++++ DATA EXTRACT ++++

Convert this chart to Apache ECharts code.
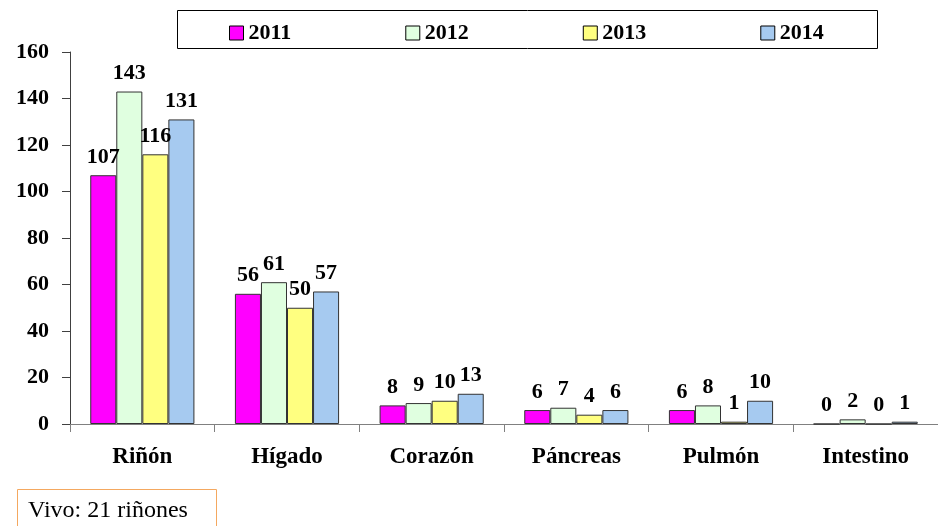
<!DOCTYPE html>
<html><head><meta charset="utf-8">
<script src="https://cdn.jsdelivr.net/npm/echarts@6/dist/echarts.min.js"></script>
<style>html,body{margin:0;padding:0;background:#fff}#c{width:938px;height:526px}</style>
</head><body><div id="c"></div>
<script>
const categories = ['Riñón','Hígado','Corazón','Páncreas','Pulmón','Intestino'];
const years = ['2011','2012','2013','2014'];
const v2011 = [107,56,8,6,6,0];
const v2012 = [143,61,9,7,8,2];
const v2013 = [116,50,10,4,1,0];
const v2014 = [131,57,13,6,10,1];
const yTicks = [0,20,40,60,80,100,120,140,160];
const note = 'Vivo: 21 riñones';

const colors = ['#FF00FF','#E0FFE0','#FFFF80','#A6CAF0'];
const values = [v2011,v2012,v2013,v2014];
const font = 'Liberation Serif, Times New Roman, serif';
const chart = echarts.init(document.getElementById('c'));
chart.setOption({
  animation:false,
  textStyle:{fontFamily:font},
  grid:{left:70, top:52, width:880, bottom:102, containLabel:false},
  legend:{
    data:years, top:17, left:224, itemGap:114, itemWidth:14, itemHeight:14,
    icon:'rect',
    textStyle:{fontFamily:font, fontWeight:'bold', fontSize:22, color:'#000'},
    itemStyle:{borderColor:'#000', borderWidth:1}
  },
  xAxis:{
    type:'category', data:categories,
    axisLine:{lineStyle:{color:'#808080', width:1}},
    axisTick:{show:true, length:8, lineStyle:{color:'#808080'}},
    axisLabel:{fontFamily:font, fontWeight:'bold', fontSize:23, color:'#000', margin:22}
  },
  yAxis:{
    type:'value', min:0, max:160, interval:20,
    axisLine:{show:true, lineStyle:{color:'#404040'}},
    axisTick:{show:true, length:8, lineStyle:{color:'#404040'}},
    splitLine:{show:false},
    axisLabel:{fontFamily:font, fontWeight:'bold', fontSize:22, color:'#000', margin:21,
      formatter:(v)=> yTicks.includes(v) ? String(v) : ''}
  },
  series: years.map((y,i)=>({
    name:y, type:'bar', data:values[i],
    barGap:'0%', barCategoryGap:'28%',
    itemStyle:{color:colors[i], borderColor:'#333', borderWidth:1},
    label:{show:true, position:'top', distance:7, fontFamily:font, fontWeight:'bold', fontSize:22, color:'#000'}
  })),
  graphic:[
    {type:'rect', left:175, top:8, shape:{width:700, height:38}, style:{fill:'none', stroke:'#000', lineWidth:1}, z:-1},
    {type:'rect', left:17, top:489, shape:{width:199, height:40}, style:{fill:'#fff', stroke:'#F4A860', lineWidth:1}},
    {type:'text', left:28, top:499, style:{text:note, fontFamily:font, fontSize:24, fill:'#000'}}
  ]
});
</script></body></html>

++++

> THE REQUEST: Return all of the data exactly as written, and drop the pictures.

> RESULT OF THIS EXERCISE:
Convert this chart to Apache ECharts code.
<!DOCTYPE html>
<html><head><meta charset="utf-8">
<script src="https://cdn.jsdelivr.net/npm/echarts@6/dist/echarts.min.js"></script>
<style>html,body{margin:0;padding:0;background:#fff}#c{width:938px;height:526px}</style>
</head><body><div id="c"></div>
<script>
const categories = ['Riñón','Hígado','Corazón','Páncreas','Pulmón','Intestino'];
const years = ['2011','2012','2013','2014'];
const v2011 = [107,56,8,6,6,0];
const v2012 = [143,61,9,7,8,2];
const v2013 = [116,50,10,4,1,0];
const v2014 = [131,57,13,6,10,1];
const yTicks = [0,20,40,60,80,100,120,140,160];
const note = 'Vivo: 21 riñones';

const colors = ['#FF00FF','#E0FFE0','#FFFF80','#A6CAF0'];
const values = [v2011,v2012,v2013,v2014];
const font = 'Liberation Serif, Times New Roman, serif';
const chart = echarts.init(document.getElementById('c'));
chart.setOption({
  animation:false,
  textStyle:{fontFamily:font},
  grid:{left:70, top:52, width:880, bottom:102, containLabel:false},
  legend:{
    data:years, top:17, left:224, itemGap:114, itemWidth:14, itemHeight:14,
    icon:'rect',
    textStyle:{fontFamily:font, fontWeight:'bold', fontSize:22, color:'#000'},
    itemStyle:{borderColor:'#000', borderWidth:1}
  },
  xAxis:{
    type:'category', data:categories,
    axisLine:{lineStyle:{color:'#808080', width:1}},
    axisTick:{show:true, length:8, lineStyle:{color:'#808080'}},
    axisLabel:{fontFamily:font, fontWeight:'bold', fontSize:23, color:'#000', margin:22}
  },
  yAxis:{
    type:'value', min:0, max:160, interval:20,
    axisLine:{show:true, lineStyle:{color:'#404040'}},
    axisTick:{show:true, length:8, lineStyle:{color:'#404040'}},
    splitLine:{show:false},
    axisLabel:{fontFamily:font, fontWeight:'bold', fontSize:22, color:'#000', margin:21,
      formatter:(v)=> yTicks.includes(v) ? String(v) : ''}
  },
  series: years.map((y,i)=>({
    name:y, type:'bar', data:values[i],
    barGap:'0%', barCategoryGap:'28%',
    itemStyle:{color:colors[i], borderColor:'#333', borderWidth:1},
    label:{show:true, position:'top', distance:7, fontFamily:font, fontWeight:'bold', fontSize:22, color:'#000'}
  })),
  graphic:[
    {type:'rect', left:175, top:8, shape:{width:700, height:38}, style:{fill:'none', stroke:'#000', lineWidth:1}, z:-1},
    {type:'rect', left:17, top:489, shape:{width:199, height:40}, style:{fill:'#fff', stroke:'#F4A860', lineWidth:1}},
    {type:'text', left:28, top:499, style:{text:note, fontFamily:font, fontSize:24, fill:'#000'}}
  ]
});
</script></body></html>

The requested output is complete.